People who don't take responsibility often play the blame game. When you notice team members starting to point the finger of blame, stop them immediately. Shift their focus away from assigning blame, and, instead, direct it to what needs to be done to fix the problem and move forward.
Also, look at your own management style. If certain team members aren't taking responsibility, it could be because you aren't delegating clearly, or because you're micromanaging them – if you hover over their shoulder and second guess their every action, they're going to be reluctant to do anything without you in the background.
So, learn the art of delegation and avoid micromanagement. Give your people the freedom they need to make their own decisions, but be ready to guide them in the right direction if required. If they're able to make decisions on their own, they'll start to realize that their efforts really do make a difference.
A final thing to do is to give plenty of praise when people do take responsibility. And, help them improve by providing them with consistent, effective, fair feedback.
By using these strategies, you'll be able to go a long way towards getting people to take responsibility.
Some people, however, may simply not be mature enough to do the job. Do what you sensibly can, but don't keep them "hanging around" once you've exhausted all reasonable options. (Clearly, ensure that you fully comply with national employment law and internal HR policies when you take any action.)
As you work through this process, document everything, so that you can explain your actions if challenged.
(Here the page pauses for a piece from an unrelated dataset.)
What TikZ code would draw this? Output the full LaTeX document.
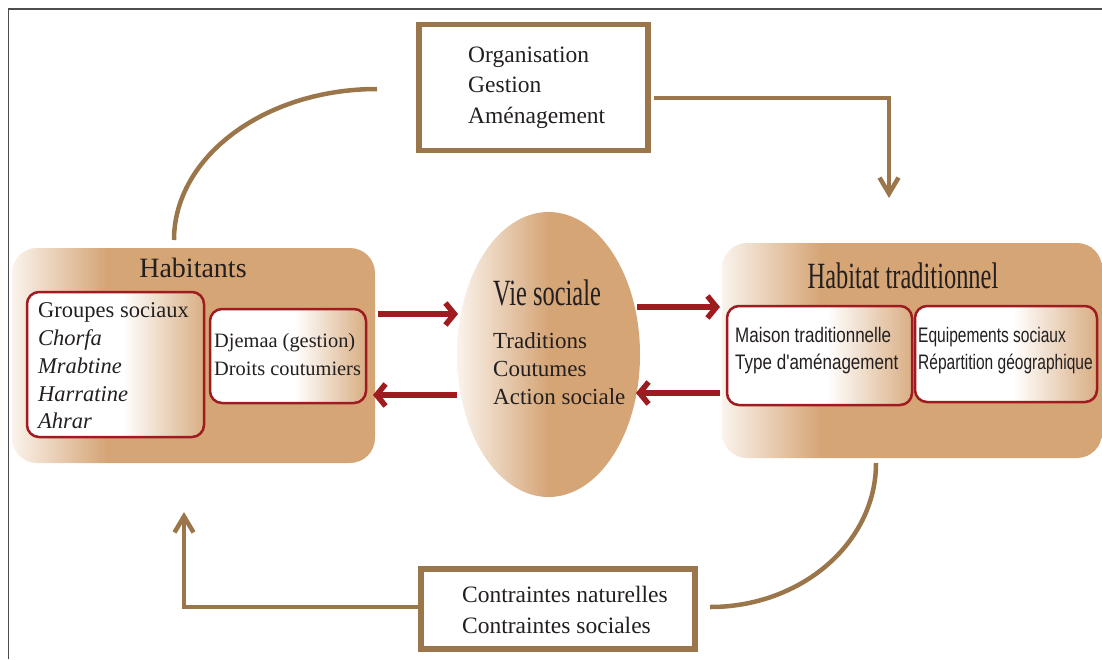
\documentclass[tikz,border=0pt]{standalone}
\usepackage{fontspec}
\setmainfont{Liberation Serif}
\newfontfamily\condserif[FakeStretch=0.66]{Liberation Serif}
\newfontfamily\condsansA[FakeStretch=0.81]{Liberation Sans}
\newfontfamily\condsansB[FakeStretch=0.74]{Liberation Sans}
\usetikzlibrary{arrows.meta,shapes.geometric}
\definecolor{tanc}{RGB}{213,165,118}
\definecolor{lightc}{RGB}{250,243,236}
\definecolor{brownc}{RGB}{155,118,74}
\definecolor{redc}{RGB}{158,27,32}
\definecolor{textc}{RGB}{35,31,32}
\definecolor{framec}{RGB}{77,77,77}
\pgfdeclarehorizontalshading{outerfade}{100bp}{color(0bp)=(lightc); color(25bp)=(lightc); color(38bp)=(tanc); color(100bp)=(tanc)}
\pgfdeclarehorizontalshading{ellfade}{100bp}{color(0bp)=(lightc); color(25bp)=(lightc); color(50bp)=(tanc); color(100bp)=(tanc)}
\pgfdeclarehorizontalshading{innerfade}{100bp}{color(0bp)=(white); color(25bp)=(white); color(52bp)=(white); color(75bp)=(tanc!90); color(100bp)=(tanc!90)}
\begin{document}
\begin{tikzpicture}[x=1pt,y=-1pt,
  outerbox/.style={rounded corners=25pt, shading=outerfade, inner sep=0pt, outer sep=0pt},
  innerbox/.style={rounded corners=12pt, shading=innerfade, draw=redc, line width=2.5pt, inner sep=0pt, outer sep=0pt},
  plainbox/.style={draw=brownc, fill=white, line width=5.5pt, inner sep=0pt, outer sep=0pt},
  txt/.style={inner sep=0pt, anchor=base west, text=textc},
  serifA/.style={txt, font=\fontsize{23.5}{28}\selectfont},
  serifB/.style={txt, font=\fontsize{22.5}{27}\selectfont},
  serifC/.style={txt, font=\fontsize{20.4}{24}\selectfont},
  serifD/.style={txt, font=\fontsize{23}{27}\selectfont},
  sansA/.style={txt, font=\condsansA\fontsize{21}{25}\selectfont},
  sansB/.style={txt, font=\condsansB\fontsize{21}{25}\selectfont},
  redarrow/.style={draw=redc, line width=5.5pt, -{Straight Barb[length=9pt,width=22pt]}},
  brownline/.style={draw=brownc, line width=4.5pt},
  brownarrow/.style={brownline, -{Straight Barb[length=16pt,width=19pt]}}
]
\useasboundingbox (0,0) rectangle (1102,659);
\draw[framec, line width=1.5pt] (8.5,659) -- (8.5,9) -- (1102,9);

% main blocks
\node[outerbox, minimum width=363pt, minimum height=215pt] (hab) at (193.5,355.5) {};
\node[outerbox, minimum width=380pt, minimum height=215pt] (hat) at (912,350.5) {};
\node[ellipse, shading=ellfade, minimum width=183pt, minimum height=285pt, inner sep=0pt, outer sep=0pt] (vie) at (548.5,354.5) {};
\node[innerbox, minimum width=177pt, minimum height=145pt] (grp) at (115.5,364.5) {};
\node[innerbox, minimum width=156pt, minimum height=94pt] (dje) at (288,356) {};
\node[innerbox, minimum width=185pt, minimum height=99pt] (mai) at (819.5,355.5) {};
\node[innerbox, minimum width=182pt, minimum height=96pt] (equ) at (1006,354) {};
\node[plainbox, minimum width=229pt, minimum height=126pt] (org) at (533.5,87.5) {};
\node[plainbox, minimum width=274pt, minimum height=80pt] (con) at (558,609) {};

% texts
\node[txt, anchor=base, font=\fontsize{28}{32}\selectfont] (habt) at (193,277) {Habitants};
\node[serifB] (g1) at (38,317) {Groupes sociaux};
\node[serifB] (g2) at (38,345) {\itshape Chorfa};
\node[serifB] (g3) at (38,373) {\itshape Mrabtine};
\node[serifB] (g4) at (38,401) {\itshape Harratine};
\node[serifB] (g5) at (38,428) {\itshape Ahrar};
\node[serifC] (d1) at (214,347) {Djemaa (gestion)};
\node[serifC] (d2) at (214,375) {Droits coutumiers};
\node[txt, font=\condserif\fontsize{37}{40}\selectfont] (viet) at (493,305) {Vie sociale};
\node[serifD] (v1) at (493,348) {Traditions};
\node[serifD] (v2) at (493,376) {Coutumes};
\node[serifD] (v3) at (493,404) {Action sociale};
\node[txt, anchor=base, font=\condserif\fontsize{37}{40}\selectfont] (hatt) at (903,288) {Habitat traditionnel};
\node[sansA] (m1) at (735,342) {Maison traditionnelle};
\node[sansA] (m2) at (735,369) {Type d'aménagement};
\node[sansB] (e1) at (918,342) {Equipements sociaux};
\node[sansB] (e2) at (918,369) {Répartition géographique};
\node[serifA] (o1) at (468,62) {Organisation};
\node[serifA] (o2) at (468,92) {Gestion};
\node[serifA] (o3) at (468,123) {Aménagement};
\node[serifA] (c1) at (462,602) {Contraintes naturelles};
\node[serifA] (c2) at (462,633) {Contraintes sociales};

% red arrows
\draw[redarrow] ([xshift=3pt,yshift=41.5pt]hab.east) -- ([xshift=1pt,yshift=40.5pt]vie.west);
\draw[redarrow] ([yshift=-40.5pt]vie.west) -- ([xshift=-2pt,yshift=-39.5pt]hab.east);
\draw[redarrow] ([xshift=-3pt,yshift=47.5pt]vie.east) -- ([xshift=-2pt,yshift=43.5pt]hat.west);
\draw[redarrow] ([xshift=-2pt,yshift=-42.5pt]hat.west) -- ([xshift=-4pt,yshift=-38.5pt]vie.east);

% brown connectors
\draw[brownarrow] ([xshift=6pt,yshift=-10.5pt]org.east) -| ([xshift=-23pt,yshift=45pt]hat.north);
\draw[brownline] ([xshift=-42pt,yshift=-1.5pt]org.west) .. controls +(-112,0) and +(0,-83.4) .. ([xshift=-19.5pt,yshift=8pt]hab.north);
\draw[brownline] ([xshift=-36pt,yshift=-5pt]hat.south) .. controls +(0,79.5) and +(91.7,0) .. ([xshift=15pt,yshift=2pt]con.east);
\draw[brownarrow] ([yshift=2pt]con.west) -| ([xshift=-9.5pt,yshift=-49pt]hab.south);
\end{tikzpicture}
\end{document}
People who don't take responsibility for their work or actions are likely to have a negative impact on their team. Look for apathy, finger pointing, missed deadlines, or phrases like "It's not my fault" to spot team members who are avoiding accountability.
To help people take more responsibility for their work, provide them with the skills and resources to actually do their job. Then set up an environment that makes it easy for them to change, and help them take responsibility for their decisions and actions.